Fiber-reinforced thermoplastic, such as fiber-reinforced polypropylene (FRP), is a type of easily moldable thermoplastic used to create a variety of components used primarily in the automotive industry. FRTPs are one of the fastest growing categories in thermoplastic technologies. Basically, their structural properties and low cost per part have enabled FRTPs to replace metal parts in the automotive industry. They are lightweight and possess a higher specific strength and modulus compared to other materials. In industrial setups where mass production is a necessity, injection molding is often used. In parts produced using injection molding, some resin joints must be welded at locations called welds. At welds, the resin is usually oriented perpendicularly to the flow direction. FRTP strength depends strongly on the fiber orientation direction. As such, the weld region strength/weld strength tends to be much lower than it is in other regions; a consequence of the fiber orientation being parallel to the resin.
Consequently, prediction of the FRTP weld strength using finite element method considering the fiber length and fiber orientation has been studied, however, a gap separates the experimental value and the predicted value. Therefore, the factors that determine weld strength cannot truly be identified. In recent publications, certain equations have been seen vital for unravelling the shortfalls encountered in existing theories, nonetheless, some elements of these equations still demand further investigations. Bearing this in mind, Professor Tetsuo Takayama at the Yamagata University in Japan investigated the fiber content dependence on the weld strength of injection molded fiber-reinforced polypropylene (FRP). His work is currently published in the research journal, Mechanics of Materials.
In this view, Professor Tetsuo Takayama prepared FRTPs with polypropylene as matrix, FRPs, by changing the fiber content and fiber type. Next, he evaluated the weld strengths of the injection molded products. Finally, from the comparison of the experimental results with the calculated results obtained using the conventional equation, he assessed the validity of the current theory on the fiber content dependence and modified the conventional equation.

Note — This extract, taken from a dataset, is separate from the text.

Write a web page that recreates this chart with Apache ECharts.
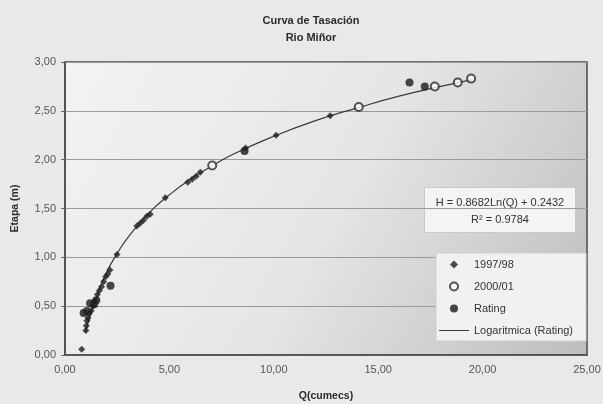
<!DOCTYPE html>
<html>
<head>
<meta charset="utf-8">
<script src="https://cdn.jsdelivr.net/npm/echarts@6/dist/echarts.min.js"></script>
<style>
html,body{margin:0;padding:0;background:#e9e9e7;}
#c{width:603px;height:404px;}
</style>
</head>
<body>
<div id="c"></div>
<script>
// ---- data ----
var series9798 = [[0.80,0.06],[1.00,0.25],[1.02,0.30],[1.05,0.35],[1.10,0.38],[1.15,0.42],[1.25,0.45],[1.35,0.50],[1.45,0.56],[1.55,0.62],[1.65,0.66],[1.75,0.70],[1.85,0.75],[1.95,0.80],[2.05,0.83],[2.15,0.87],[2.49,1.03],[3.44,1.32],[3.60,1.35],[3.76,1.38],[3.92,1.42],[4.08,1.44],[4.80,1.61],[5.88,1.77],[6.09,1.80],[6.28,1.83],[6.48,1.87],[8.65,2.12],[10.11,2.25],[12.70,2.45]];
var series0001 = [[7.05,1.94],[14.07,2.54],[17.71,2.75],[18.81,2.79],[19.45,2.83]];
var seriesRating = [[0.89,0.43],[1.05,0.45],[1.20,0.53],[1.40,0.52],[1.50,0.56],[2.18,0.71],[8.60,2.09],[16.50,2.79],[17.23,2.75]];
var trendLine = [[0.98,0.23],[1.2,0.40],[1.5,0.59],[2.0,0.85],[2.5,1.04],[3.0,1.20],[4.0,1.45],[5.0,1.64],[6.0,1.80],[7.0,1.93],[8.0,2.05],[10.0,2.24],[12.0,2.40],[14.0,2.53],[16.0,2.65],[18.0,2.75],[19.5,2.82]];
var xTickLabels = ['0,00','5,00','10,00','15,00','20,00','25,00'];
var yTickLabels = ['0,00','0,50','1,00','1,50','2,00','2,50','3,00'];
var seriesNames = ['1997/98','2000/01','Rating','Logaritmica (Rating)'];
var titleText = 'Curva de Tasación\nRio Miñor';
var eqLines = ['H = 0.8682Ln(Q) + 0.2432', 'R\u00B2 = 0.9784'];

var chart = echarts.init(document.getElementById('c'), null, {renderer:'canvas'});
var FONT = 'Liberation Sans, Arial, sans-serif';
var option = {
  backgroundColor: '#e9e9e7',
  animation: false,
  title: {
    text: titleText,
    left: 306, top: 7, textAlign: 'center',
    textStyle: {fontFamily: FONT, fontSize: 11, fontWeight: 'bold', color: '#2a2a2a', lineHeight: 17}
  },
  grid: {
    left: 65, right: 16, top: 62, bottom: 49,
    containLabel: false,
    outerBoundsMode: 'none',
    show: true,
    borderColor: '#4a4a4a', borderWidth: 1.5,
    backgroundColor: {type:'linear', x:0, y:0, x2:1, y2:1, colorStops:[
      {offset:0, color:'#f3f3f1'}, {offset:0.5, color:'#e6e6e5'}, {offset:1, color:'#bdbdbc'}]}
  },
  legend: {
    orient: 'vertical', left: 436, top: 253,
    backgroundColor: '#f1f1f0', borderColor: '#cfcfcf', borderWidth: 1,
    padding: [6, 13, 5, 3],
    itemWidth: 30, itemHeight: 8, itemGap: 11,
    textStyle: {fontFamily: FONT, fontSize: 11, color: '#333'},
    data: [
      {name: seriesNames[0], icon: 'path://M4,0 L8,4 L4,8 L0,4 Z'},
      {name: seriesNames[1], icon: 'emptyCircle'},
      {name: seriesNames[2], icon: 'circle'},
      {name: seriesNames[3], icon: 'path://M0,0 L30,0 L30,1 L0,1 Z'}
    ]
  },
  xAxis: {
    type: 'value', min: 0, max: 25, interval: 5,
    name: 'Q(cumecs)', nameLocation: 'middle', nameGap: 36,
    nameTextStyle: {fontFamily: FONT, fontSize: 10.5, fontWeight: 'bold', color: '#2a2a2a'},
    axisLine: {show: true, lineStyle: {color: '#4a4a4a', width: 1.5}},
    axisTick: {show: false},
    splitLine: {show: false},
    axisLabel: {fontFamily: FONT, fontSize: 11, color: '#555', margin: 9,
      formatter: function(v){ return xTickLabels[Math.round(v/5)]; }}
  },
  yAxis: {
    type: 'value', min: 0, max: 3, interval: 0.5,
    name: 'Etapa (m)', nameLocation: 'middle', nameGap: 44, nameRotate: 90,
    nameTextStyle: {fontFamily: FONT, fontSize: 10.5, fontWeight: 'bold', color: '#2a2a2a'},
    axisLine: {show: true, lineStyle: {color: '#4a4a4a', width: 1.5}},
    axisTick: {show: true, length: 4, lineStyle: {color: '#666'}},
    splitLine: {show: true, lineStyle: {color: '#9a9a9a', width: 1}},
    axisLabel: {fontFamily: FONT, fontSize: 11, color: '#555', margin: 9,
      formatter: function(v){ return yTickLabels[Math.round(v/0.5)]; }}
  },
  graphic: [{
    type: 'group', left: 424, top: 187,
    children: [
      {type:'rect', shape:{x:0,y:0,width:151,height:45}, style:{fill:'#f4f4f3', stroke:'#c9c9c9', lineWidth:1}},
      {type:'text', x:75.5, y:15, style:{text: eqLines[0], align:'center', verticalAlign:'middle', font:'11px '+FONT, fill:'#333'}},
      {type:'text', x:75.5, y:32, style:{text: eqLines[1], align:'center', verticalAlign:'middle', font:'11px '+FONT, fill:'#333'}}
    ]
  }],
  series: [
    {name: seriesNames[3], type:'line', data: trendLine, smooth: true, symbol:'none', z: 1,
     lineStyle:{color:'#3a3a3a', width:1.2}, itemStyle:{color:'#3a3a3a'}},
    {name: seriesNames[0], type:'scatter', data: series9798, symbol:'diamond', symbolSize: 7, z: 3,
     itemStyle:{color:'#1e1e1e'}},
    {name: seriesNames[1], type:'scatter', data: series0001, symbol:'emptyCircle', symbolSize: 8, z: 3,
     itemStyle:{color:'#2a2a2a', borderColor:'#2a2a2a', borderWidth:1.2}},
    {name: seriesNames[2], type:'scatter', data: seriesRating, symbol:'circle', symbolSize: 8, z: 2,
     itemStyle:{color:'#1a1a1a'}}
  ]
};
chart.setOption(option);
</script>
</body>
</html>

The author observed that the FRP weld strength tended to decrease as the fiber content increased. This tendency was confirmed irrespective of the fiber type. Moreover, he identified that the conventional theoretical formulas were insufficient to predict this trend. Therefore, the conventional equation was corrected to an equation that incorporates the fiber content dependence in the thermal expansion strain term.
In summary, the FRP weld strength dependence on fiber content was investigated. The results obtained suggested a negative correlation between the fiber content and weld strength. In fact, in an interview with Advances in Engineering, Professor Takayama highlighted that the experimentally obtained results clarified that the FRP weld strength could be determined by the residual strain derived from thermal deformation during molding processing and the interaction force between the fiber and the matrix. Remarkably, by adding the term of interface interaction, the researcher was able to reproduced the FRP weld strength dependence on fiber contents.
T. Takayama. Weld strength of injection molded short fiber reinforced polypropylene. Mechanics of Materials, volume 136 (2019) page 103064.